* INFORMATION PROVIDED:
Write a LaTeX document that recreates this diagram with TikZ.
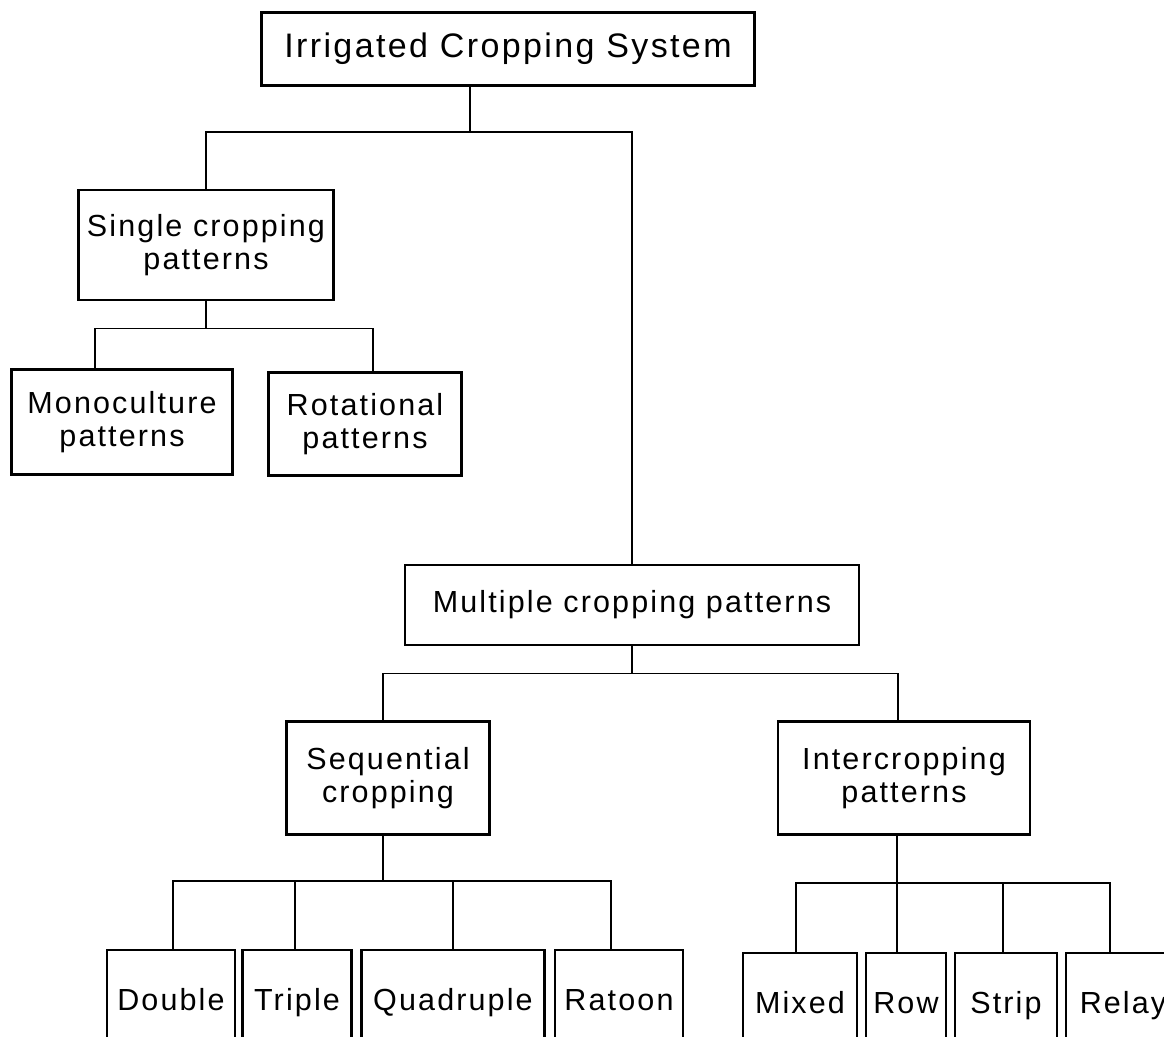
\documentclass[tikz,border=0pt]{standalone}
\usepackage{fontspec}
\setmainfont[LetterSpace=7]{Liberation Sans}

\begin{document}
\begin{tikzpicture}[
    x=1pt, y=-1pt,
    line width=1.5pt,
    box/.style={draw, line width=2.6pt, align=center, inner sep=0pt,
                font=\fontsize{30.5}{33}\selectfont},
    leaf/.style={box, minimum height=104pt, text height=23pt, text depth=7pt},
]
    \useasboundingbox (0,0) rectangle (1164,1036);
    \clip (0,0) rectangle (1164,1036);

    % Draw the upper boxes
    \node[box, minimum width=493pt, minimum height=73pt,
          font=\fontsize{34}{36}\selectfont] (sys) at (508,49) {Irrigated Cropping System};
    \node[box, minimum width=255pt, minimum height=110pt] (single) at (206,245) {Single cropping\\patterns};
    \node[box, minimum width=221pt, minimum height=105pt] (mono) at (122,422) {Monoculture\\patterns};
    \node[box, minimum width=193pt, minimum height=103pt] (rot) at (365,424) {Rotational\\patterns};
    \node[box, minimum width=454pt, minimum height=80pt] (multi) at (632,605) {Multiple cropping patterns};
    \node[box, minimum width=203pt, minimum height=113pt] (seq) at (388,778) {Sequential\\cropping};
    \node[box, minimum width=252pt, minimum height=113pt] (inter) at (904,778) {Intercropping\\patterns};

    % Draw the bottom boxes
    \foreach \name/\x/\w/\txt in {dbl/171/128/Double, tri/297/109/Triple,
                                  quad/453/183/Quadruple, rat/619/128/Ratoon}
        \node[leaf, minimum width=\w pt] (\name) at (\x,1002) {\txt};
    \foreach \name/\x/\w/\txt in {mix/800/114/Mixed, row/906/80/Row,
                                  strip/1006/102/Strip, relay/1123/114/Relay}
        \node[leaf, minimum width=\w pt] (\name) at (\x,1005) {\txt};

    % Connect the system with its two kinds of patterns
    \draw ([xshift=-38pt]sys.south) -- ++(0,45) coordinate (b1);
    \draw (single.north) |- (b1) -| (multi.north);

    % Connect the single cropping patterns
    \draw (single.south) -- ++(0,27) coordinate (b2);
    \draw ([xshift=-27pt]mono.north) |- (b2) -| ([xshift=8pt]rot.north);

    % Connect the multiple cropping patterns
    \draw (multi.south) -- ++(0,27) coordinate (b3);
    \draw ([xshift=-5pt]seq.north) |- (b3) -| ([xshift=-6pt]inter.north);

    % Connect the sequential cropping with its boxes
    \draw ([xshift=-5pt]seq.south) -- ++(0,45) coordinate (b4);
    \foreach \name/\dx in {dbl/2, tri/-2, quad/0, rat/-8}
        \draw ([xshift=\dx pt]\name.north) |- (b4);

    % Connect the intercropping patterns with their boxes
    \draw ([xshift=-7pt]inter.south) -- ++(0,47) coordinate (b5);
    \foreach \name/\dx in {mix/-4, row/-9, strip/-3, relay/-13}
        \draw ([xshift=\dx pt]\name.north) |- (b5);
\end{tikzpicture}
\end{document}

* SET PROBLEM: Transcribe the opening line of the listing above, please, and every line after it through the line with "minimum width=252pt, minimum", word for word, without pictures.

* OUTPUT OF THE TASK:
Write a LaTeX document that recreates this diagram with TikZ.
\documentclass[tikz,border=0pt]{standalone}
\usepackage{fontspec}
\setmainfont[LetterSpace=7]{Liberation Sans}

\begin{document}
\begin{tikzpicture}[
    x=1pt, y=-1pt,
    line width=1.5pt,
    box/.style={draw, line width=2.6pt, align=center, inner sep=0pt,
                font=\fontsize{30.5}{33}\selectfont},
    leaf/.style={box, minimum height=104pt, text height=23pt, text depth=7pt},
]
    \useasboundingbox (0,0) rectangle (1164,1036);
    \clip (0,0) rectangle (1164,1036);

    % Draw the upper boxes
    \node[box, minimum width=493pt, minimum height=73pt,
          font=\fontsize{34}{36}\selectfont] (sys) at (508,49) {Irrigated Cropping System};
    \node[box, minimum width=255pt, minimum height=110pt] (single) at (206,245) {Single cropping\\patterns};
    \node[box, minimum width=221pt, minimum height=105pt] (mono) at (122,422) {Monoculture\\patterns};
    \node[box, minimum width=193pt, minimum height=103pt] (rot) at (365,424) {Rotational\\patterns};
    \node[box, minimum width=454pt, minimum height=80pt] (multi) at (632,605) {Multiple cropping patterns};
    \node[box, minimum width=203pt, minimum height=113pt] (seq) at (388,778) {Sequential\\cropping};
    \node[box, minimum width=252pt, minimum height=113pt] (inter) at (904,778) {Intercropping\\patterns};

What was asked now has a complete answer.